It’s the fourth week in November and I’m not wearing a bikini. Or donning flip flops, or slathering on the sunscreen. In Wisconsin that would be expected for this time of year, but for us, it’s a bit unusual. It has been ten years since we haven’t traveled to the Caribbean at Thanksgiving. With our oldest now in college, her free time around Thanksgiving is limited to Thanksgiving Day and the few days following. When the calendar ticked over to November, and the temperatures started dropping here in Wisconsin, I couldn’t help but feel a little sad. It was as if our family’s holiday tradition was ending. We would not, at least for a few years, be waking up to the sound of the waves washing up onto the beach, to the smell of coffee and the sweetness of freshly-baked pastries, or to feeling that our only worry was if we had put on enough of that sunscreen. We had become accustomed to spending my favorite holiday with our family of four, far away from any of the stresses of everyday life. It was the time when we took the annual Christmas card photo on the beach. Thanksgiving day was spent really appreciating what we had, and how thankful we were, accompanied by Caribbean spiny lobster as my “traditional” Thanksgiving meal.
It’s curious how quickly that became our “family tradition.” For years and years before that, our tradition was like most in our country. Thanksgiving Day was my favorite holiday because it was all about the food. No presents to worry about or dozens of parties to attend. It was one gathering, with more vegetables than you could count, and with a side of football thrown in. It was the most relaxing holiday of the year, perhaps aided by the L-Triptophan of the holiday bird. After you slept off the best meal of the year, Friday was spent pulling out all the decorations and getting started with preparations for Christmas. No Black Friday shopping here. The thought of running around a mall or from store to store seemed contrary to the whole idea of the holiday.

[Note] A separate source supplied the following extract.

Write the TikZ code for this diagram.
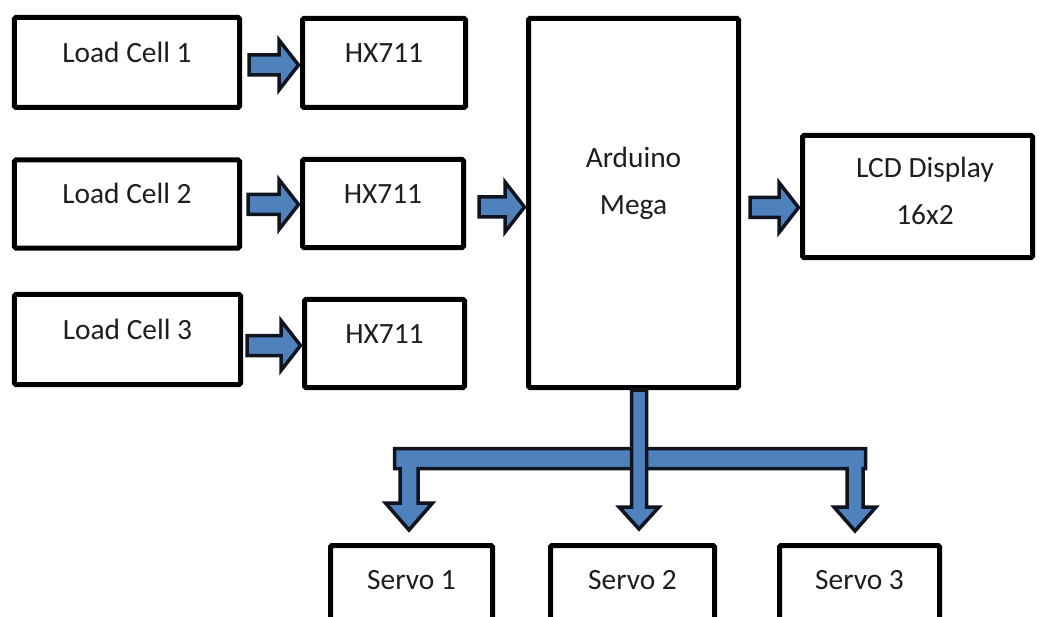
\documentclass[tikz,border=0pt]{standalone}
\usepackage{fontspec}
\setmainfont{Carlito}
\usetikzlibrary{calc}
\definecolor{arrowblue}{RGB}{79,129,189}
\definecolor{arrowedge}{RGB}{15,20,30}
\definecolor{txtcol}{RGB}{30,30,30}
\tikzset{
  box/.style={draw=black, line width=5bp, rounded corners=1.5bp, fill=white,
    inner sep=0pt, text height=12bp, text depth=12bp, text=txtcol,
    font=\fontsize{29.5}{34}\selectfont},
  boxtext/.style={inner sep=0pt, anchor=base, text=txtcol, font=\fontsize{29.5}{34}\selectfont},
  barrow/.style={fill=arrowblue, draw=arrowedge, line width=3.5bp, line join=miter}
}
\newcommand\harrowdraw[2]{%
  \draw[barrow] let \p1=#1, \p2=#2 in
    (\x1,\y2+10bp) -- (\x2-21bp,\y2+10bp) -- (\x2-21bp,\y2+25bp) -- (\x2-1.5bp,\y2)
    -- (\x2-21bp,\y2-25bp) -- (\x2-21bp,\y2-10bp) -- (\x1,\y2-10bp) -- cycle;}
\begin{document}
\begin{tikzpicture}[x=1bp,y=-1bp]
\clip (0,0) rectangle (1040,617);
\fill[white] (0,0) rectangle (1040,617);
% boxes
\node[box, minimum width=225bp, minimum height=90bp] (lc1) at (127,62.5) {Load Cell 1};
\node[box, minimum width=225bp, minimum height=88bp] (lc2) at (127,204) {Load Cell 2};
\node[box, minimum width=226bp, minimum height=90bp] (lc3) at (127.5,339.5) {Load Cell 3};
\node[box, minimum width=163bp, minimum height=89bp] (hx1) at (384,63) {HX711};
\node[box, minimum width=161bp, minimum height=88bp] (hx2) at (383,203.5) {HX711};
\node[box, minimum width=160bp, minimum height=88bp] (hx3) at (384.5,343.5) {HX711};
\node[box, minimum width=210bp, minimum height=369bp] (ard) at (633.5,203) {};
\node[boxtext] (ardA) at ($(ard.north)+(0,152)$) {Arduino};
\node[boxtext] (ardB) at ($(ard.north)+(0,199)$) {Mega};
\node[box, minimum width=230bp, minimum height=122bp] (lcd) at (917.5,196.5) {};
\node[boxtext] (lcdA) at ($(lcd.north)+(7.5,45)$) {LCD Display};
\node[boxtext] (lcdB) at ($(lcd.north)+(7.5,92)$) {16x2};
\node[box, minimum width=162bp, minimum height=88bp] (sv1) at (411.5,589.5) {Servo 1};
\node[box, minimum width=164bp, minimum height=88bp] (sv2) at (632.5,589.5) {Servo 2};
\node[box, minimum width=160bp, minimum height=88bp] (sv3) at (859.5,589.5) {Servo 3};
% horizontal block arrows
\harrowdraw{($(lc1.east)+(7,0)$)}{($(hx1.west)+(0,2)$)}
\harrowdraw{($(lc2.east)+(6,0)$)}{($(hx2.west)+(0,1)$)}
\harrowdraw{($(lc3.east)+(4,0)$)}{($(hx3.west)+(0,2)$)}
\harrowdraw{($(hx2.east)+(13,0)$)}{($(ard.west)+(0,4)$)}
\harrowdraw{($(ard.east)+(9,0)$)}{($(lcd.west)+(0,11)$)}
% distribution bar to servos
\coordinate (jn) at ($(ard.south)+(5.5,68.5)$);
\draw[barrow] let \p1=(jn), \p2=($(sv1.north)+(-2.5,-13)$) in
  (\x1,\y1+10bp) -- (\x2-14.5bp,\y1+10bp) -- (\x2-14.5bp,\y1-10bp) -- (\x2-9bp,\y1-10bp)
  -- (\x2-9bp,\y2+27bp) -- (\x2-23.5bp,\y2+27bp) -- (\x2,\y2) -- (\x2+23.5bp,\y2+27bp)
  -- (\x2+9bp,\y2+27bp) -- (\x2+9bp,\y1-10bp) -- (\x1,\y1-10bp) -- cycle;
\draw[barrow] let \p1=(jn), \p2=($(sv3.north)+(-4.5,-12)$) in
  (\x1,\y1+10bp) -- (\x2+10.5bp,\y1+10bp) -- (\x2+10.5bp,\y1-10bp) -- (\x2+8bp,\y1-10bp)
  -- (\x2+8bp,\y2+24bp) -- (\x2+21bp,\y2+24bp) -- (\x2,\y2) -- (\x2-21bp,\y2+24bp)
  -- (\x2-8bp,\y2+24bp) -- (\x2-8bp,\y1-10bp) -- (\x1,\y1-10bp) -- cycle;
\draw[barrow] let \p1=($(ard.south)+(5.5,0)$), \p2=($(sv2.north)+(6.5,-14)$) in
  (\x1-7.5bp,\y1) -- (\x1-7.5bp,\y2+22bp) -- (\x1-20bp,\y2+22bp) -- (\x1,\y2)
  -- (\x1+20bp,\y2+22bp) -- (\x1+7.5bp,\y2+22bp) -- (\x1+7.5bp,\y1) -- cycle;
\end{tikzpicture}
\end{document}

So this year, we’re back to our previous Thanksgiving traditions, and maybe we’ll spice it up a bit and add something new to the mix. Because one thing you learn over the years is that you can’t always have the traditions you grew up with, or the traditions you have had the privilege to experience over the previous years. But you can always, every holiday, make memories for the future generations, memories that future generations may look back on as some of the best times of their lives, their holiday tradition.